Trevor Bayliss, the England coach, has assured Adil Rashid he is not just a quick fix for this tour of the UAE but has a long-term future in the Test team after a dramatic debut in Abu Dhabi.
The Yorkshire leg-spinner’s five-wicket haul on the final day of the first Test against Pakistan took England to the brink of one of their greatest wins. Bad light eventually denied Alastair Cook’s team just 25 agonising runs short of their victory target of 99.
It came after Rashid became the first England leg-spinner in 56 years to take a five-wicket haul, his 5 for 64 helping to rout Pakistan for 173 inside two sessions and setting up a thrilling victory charge.

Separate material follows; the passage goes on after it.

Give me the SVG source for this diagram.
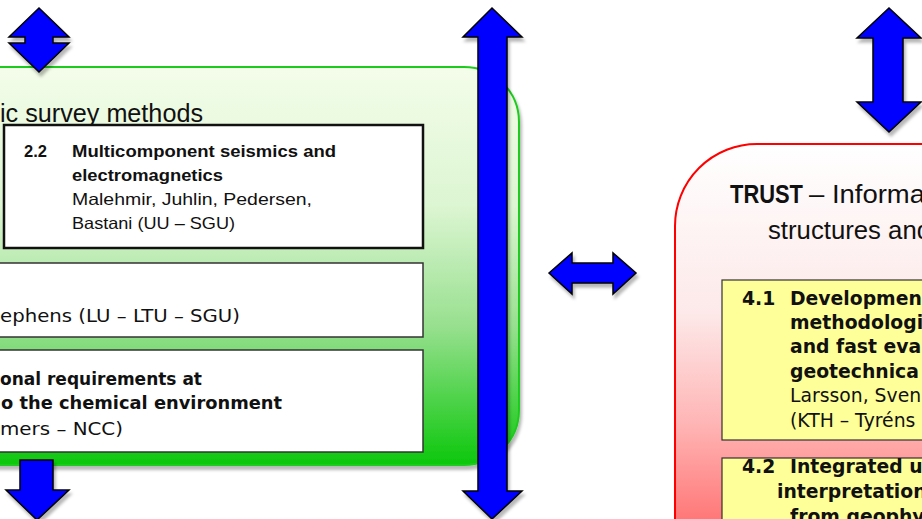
<svg xmlns="http://www.w3.org/2000/svg" width="922" height="519" viewBox="0 0 922 519">
<defs>
<linearGradient id="gGreen" x1="0" y1="67" x2="0" y2="465" gradientUnits="userSpaceOnUse">
<stop offset="0" stop-color="#f4fdea"/>
<stop offset="0.35" stop-color="#dcf5d2"/>
<stop offset="0.65" stop-color="#98e08f"/>
<stop offset="1" stop-color="#0cc70c"/>
</linearGradient>
<linearGradient id="gRed" x1="0" y1="144" x2="0" y2="519" gradientUnits="userSpaceOnUse">
<stop offset="0" stop-color="#ffffff"/>
<stop offset="0.45" stop-color="#fde9e9"/>
<stop offset="0.75" stop-color="#ffb4b4"/>
<stop offset="1" stop-color="#ff7878"/>
</linearGradient>
<filter id="sh" x="-20%" y="-20%" width="140%" height="140%">
<feDropShadow dx="2" dy="4" stdDeviation="1.5" flood-color="#000" flood-opacity="0.28"/>
</filter>
</defs>
<style>
.arrow{fill:#0000ff;stroke:#000;stroke-width:1.5;stroke-linejoin:miter;filter:url(#sh)}
.cal{font-family:"Liberation Sans",Arial,sans-serif;fill:#111}
.cg{font-family:"DejaVu Sans","Liberation Sans",sans-serif;font-size:18px;fill:#111}
.cgr{font-family:"DejaVu Sans","Liberation Sans",sans-serif;font-size:18.8px;fill:#111}
.b{font-weight:bold}
.sub{fill:#fff;stroke:#333;stroke-width:1.5}
.yel{fill:#ffff99;stroke:#333;stroke-width:1.2}
</style>

<g id="wp2-container">
<rect x="-60" y="67" width="579" height="398" rx="55" ry="55" fill="url(#gGreen)" stroke="#1fcc1f" stroke-width="2" filter="url(#sh)"/>
<text class="cal" x="0" y="122" font-size="25" textLength="203" lengthAdjust="spacingAndGlyphs">ic survey methods</text>
</g>

<g id="wp2-2">
<rect x="4" y="125" width="419" height="123" fill="#fff" stroke="#111" stroke-width="2.5"/>
<text class="cal b" x="24" y="157" font-size="16.5">2.2</text>
<text class="cal b" x="72" y="157" font-size="16.5" textLength="264" lengthAdjust="spacingAndGlyphs">Multicomponent seismics and</text>
<text class="cal b" x="72" y="181" font-size="16.5" textLength="151" lengthAdjust="spacingAndGlyphs">electromagnetics</text>
<text class="cal" x="72" y="205" font-size="16.5" textLength="240" lengthAdjust="spacingAndGlyphs">Malehmir, Juhlin, Pedersen,</text>
<text class="cal" x="72" y="229" font-size="16.5" textLength="163" lengthAdjust="spacingAndGlyphs">Bastani (UU – SGU)</text>
</g>

<g id="wp2-3">
<rect class="sub" x="-10" y="263" width="433" height="74"/>
<text class="cg" x="0" y="322" textLength="240" lengthAdjust="spacingAndGlyphs">ephens (LU – LTU – SGU)</text>
</g>

<g id="wp2-4">
<rect class="sub" x="-10" y="350" width="433" height="102"/>
<text class="cg b" x="0" y="385" textLength="202" lengthAdjust="spacingAndGlyphs">onal requirements at</text>
<text class="cg b" x="1" y="409" textLength="281" lengthAdjust="spacingAndGlyphs">o the chemical environment</text>
<text class="cg" x="0" y="435" textLength="123" lengthAdjust="spacingAndGlyphs">mers – NCC)</text>
</g>

<g id="trust-container">
<rect x="675" y="144" width="420" height="520" rx="82" ry="82" fill="url(#gRed)" stroke="#ff0000" stroke-width="2"/>
<text class="cal b" x="730" y="203" font-size="25" textLength="73" lengthAdjust="spacingAndGlyphs">TRUST</text>
<text class="cal" x="809" y="203" font-size="26" textLength="116" lengthAdjust="spacingAndGlyphs">– Informa</text>
<text class="cal" x="768" y="239" font-size="26" textLength="163" lengthAdjust="spacingAndGlyphs">structures and</text>
</g>

<g id="wp4-1">
<rect class="yel" x="722" y="280" width="240" height="160"/>
<text class="cgr b" x="742" y="305">4.1</text>
<text class="cgr b" x="790" y="305">Developmen</text>
<text class="cgr b" x="790" y="329">methodologi</text>
<text class="cgr b" x="790" y="353">and fast eval</text>
<text class="cgr b" x="790" y="378">geotechnica</text>
<text class="cgr" x="790" y="402">Larsson, Sven</text>
<text class="cgr" x="790" y="427">(KTH – Tyréns</text>
</g>

<g id="wp4-2">
<rect class="yel" x="722" y="458" width="240" height="100"/>
<text class="cgr b" x="742" y="473">4.2</text>
<text class="cgr b" x="790" y="473">Integrated us</text>
<text class="cgr b" x="777" y="498">interpretation</text>
<text class="cgr b" x="790" y="523">from geophy</text>
</g>

<g id="connectors">
<polygon class="arrow" points="39,8 69,37 53,37 53,43 69,43 39,72 9,43 25,43 25,37 9,37"/>
<polygon class="arrow" points="492,8 522,37 507,37 507,491 522,491 492,519 463,491 478,491 478,37 463,37"/>
<polygon class="arrow" points="549,273 572,253 572,263 613,263 613,253 636,273 613,294 613,283 572,283 572,294"/>
<polygon class="arrow" points="889,8 921,38 903,38 903,102 921,102 889,132 857,102 873,102 873,38 857,38"/>
<polygon class="arrow" points="20,460 53,460 53,490 69,490 37,520 6,490 20,490"/>
</g>
</svg>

What was even more impressive about Rashid’s performance was that he had overcome the psychological blow of producing the most expensive first-innings figures by a Test debutant – 163 for 0 – when Pakistan piled up 523 for 8 declared on the opening two days.
“It was testament to his ability and mindset,” said Bayliss. “I don’t think a lot gets to him; he’s pretty philosophical. He knew that come the fifth day he would be in the game. Everyone in the game has been in similar situations at some point in their careers, it’s just unfortunate it was in his first game. But I think he showed the ability he has got and the benefits he can bring to English cricket.”

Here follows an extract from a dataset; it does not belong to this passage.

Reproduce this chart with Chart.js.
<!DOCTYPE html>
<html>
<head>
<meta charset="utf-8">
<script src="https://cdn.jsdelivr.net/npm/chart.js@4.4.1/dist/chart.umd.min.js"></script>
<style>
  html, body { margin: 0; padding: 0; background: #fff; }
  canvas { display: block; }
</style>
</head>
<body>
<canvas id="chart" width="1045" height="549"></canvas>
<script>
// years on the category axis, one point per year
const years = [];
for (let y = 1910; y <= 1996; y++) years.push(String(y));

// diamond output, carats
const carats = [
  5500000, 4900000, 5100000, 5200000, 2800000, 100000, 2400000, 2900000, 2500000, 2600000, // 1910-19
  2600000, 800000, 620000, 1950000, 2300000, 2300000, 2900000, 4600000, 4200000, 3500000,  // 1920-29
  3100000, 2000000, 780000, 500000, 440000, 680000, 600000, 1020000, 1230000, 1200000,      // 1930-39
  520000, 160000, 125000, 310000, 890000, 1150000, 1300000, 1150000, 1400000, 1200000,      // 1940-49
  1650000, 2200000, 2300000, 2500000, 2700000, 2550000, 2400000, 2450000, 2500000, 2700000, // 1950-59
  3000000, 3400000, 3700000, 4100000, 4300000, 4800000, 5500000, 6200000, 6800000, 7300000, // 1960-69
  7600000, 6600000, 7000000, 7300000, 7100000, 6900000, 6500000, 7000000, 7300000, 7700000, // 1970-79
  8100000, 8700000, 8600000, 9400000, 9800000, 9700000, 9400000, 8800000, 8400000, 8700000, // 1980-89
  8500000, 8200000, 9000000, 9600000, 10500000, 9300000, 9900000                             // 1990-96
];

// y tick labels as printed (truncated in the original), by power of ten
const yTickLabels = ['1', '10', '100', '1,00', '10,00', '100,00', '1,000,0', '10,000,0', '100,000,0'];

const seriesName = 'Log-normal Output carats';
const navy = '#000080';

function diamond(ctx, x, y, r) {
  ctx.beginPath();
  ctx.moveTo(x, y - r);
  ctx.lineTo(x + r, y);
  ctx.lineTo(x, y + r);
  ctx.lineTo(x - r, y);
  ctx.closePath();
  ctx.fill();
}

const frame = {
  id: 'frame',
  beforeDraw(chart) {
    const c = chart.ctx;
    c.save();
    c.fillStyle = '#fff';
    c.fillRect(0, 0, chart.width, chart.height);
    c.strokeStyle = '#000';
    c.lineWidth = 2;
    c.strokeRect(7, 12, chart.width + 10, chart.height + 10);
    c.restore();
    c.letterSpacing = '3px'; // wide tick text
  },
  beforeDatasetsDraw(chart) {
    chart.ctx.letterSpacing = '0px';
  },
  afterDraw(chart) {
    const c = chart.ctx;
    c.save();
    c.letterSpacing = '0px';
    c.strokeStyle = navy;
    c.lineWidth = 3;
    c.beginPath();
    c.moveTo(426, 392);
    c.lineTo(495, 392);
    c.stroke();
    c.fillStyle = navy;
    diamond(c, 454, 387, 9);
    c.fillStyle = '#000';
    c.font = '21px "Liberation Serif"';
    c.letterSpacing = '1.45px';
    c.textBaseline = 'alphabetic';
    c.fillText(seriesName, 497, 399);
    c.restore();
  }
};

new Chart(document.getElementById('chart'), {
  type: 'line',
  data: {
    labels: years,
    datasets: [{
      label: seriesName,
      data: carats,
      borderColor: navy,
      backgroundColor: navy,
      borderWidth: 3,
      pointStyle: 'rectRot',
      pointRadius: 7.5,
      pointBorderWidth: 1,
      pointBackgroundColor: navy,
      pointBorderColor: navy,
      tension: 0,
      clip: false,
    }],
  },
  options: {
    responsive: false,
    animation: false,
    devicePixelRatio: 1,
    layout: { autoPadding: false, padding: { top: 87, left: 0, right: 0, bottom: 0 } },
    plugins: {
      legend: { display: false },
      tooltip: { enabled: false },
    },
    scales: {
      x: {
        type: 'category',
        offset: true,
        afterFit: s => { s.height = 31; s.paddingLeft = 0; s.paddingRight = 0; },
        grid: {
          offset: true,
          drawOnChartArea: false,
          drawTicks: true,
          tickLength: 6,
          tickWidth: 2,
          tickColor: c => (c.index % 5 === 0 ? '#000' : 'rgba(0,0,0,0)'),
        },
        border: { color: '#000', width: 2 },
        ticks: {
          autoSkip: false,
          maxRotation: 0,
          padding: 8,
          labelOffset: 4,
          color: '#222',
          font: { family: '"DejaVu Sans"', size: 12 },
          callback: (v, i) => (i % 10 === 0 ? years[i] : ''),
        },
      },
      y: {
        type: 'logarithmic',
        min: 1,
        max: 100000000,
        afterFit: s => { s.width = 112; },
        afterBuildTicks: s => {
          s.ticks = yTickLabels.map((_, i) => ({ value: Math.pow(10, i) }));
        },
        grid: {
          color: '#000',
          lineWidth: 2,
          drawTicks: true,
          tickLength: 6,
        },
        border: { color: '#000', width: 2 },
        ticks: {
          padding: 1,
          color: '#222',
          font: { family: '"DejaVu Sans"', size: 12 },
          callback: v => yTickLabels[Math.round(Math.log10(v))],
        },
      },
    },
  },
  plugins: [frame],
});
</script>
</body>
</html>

Bayliss is intent on keeping Rashid in the team not only for the four-match series in South Africa that follows this tour, but also into the English summer. “He’s definitely not a selection for just here,” he said. “We saw with Shane Warne that he played everywhere. It will come down to whether [Rashid] is bowling well enough and it’s a lot easier to keep him in the team if you’ve got Moeen Ali batting in the top six or seven and Ben Stokes in there as well.”
Despite the reference to Warne, Bayliss is keen to shoot down any comparison between Rashid and the greatest of all leg-spinners.
“I played against Shane,” he said. “He was one out of the box, wasn’t he? We shouldn’t go around I suppose making those comparisons. I coached Stuart MacGill at New South Wales. The ability for a leg-spinner to take wickets when they are on their game is probably greater than most other bowlers.”
England, who travelled by road to Dubai yesterday ahead of the start of the next Test on Thursday, would not have had the opportunity to go for victory without Cook’s brilliant 263, the captain’s near 14-hour marathon at the crease the longest Test innings of all time by an Englishman.
Bayliss admitted the rest of the touring party were in “awe” of their leader and added: “It was a superb effort of concentration and it’s a great lesson for the young batters in the team that if you bat for a long time the rewards are there.”
The stirring denouement to the opening Test has given England a belief they can become the first team to defeat Pakistan in a Test series in the UAE.
“It certainly gives us belief we can win Test matches,” said Bayliss. “Our mentality is that we won’t be playing the next two matches trying to draw them, we’ll be trying to win them.”
England will have a fair chance of doing just that if Rashid continues to bowl like he did on Saturday.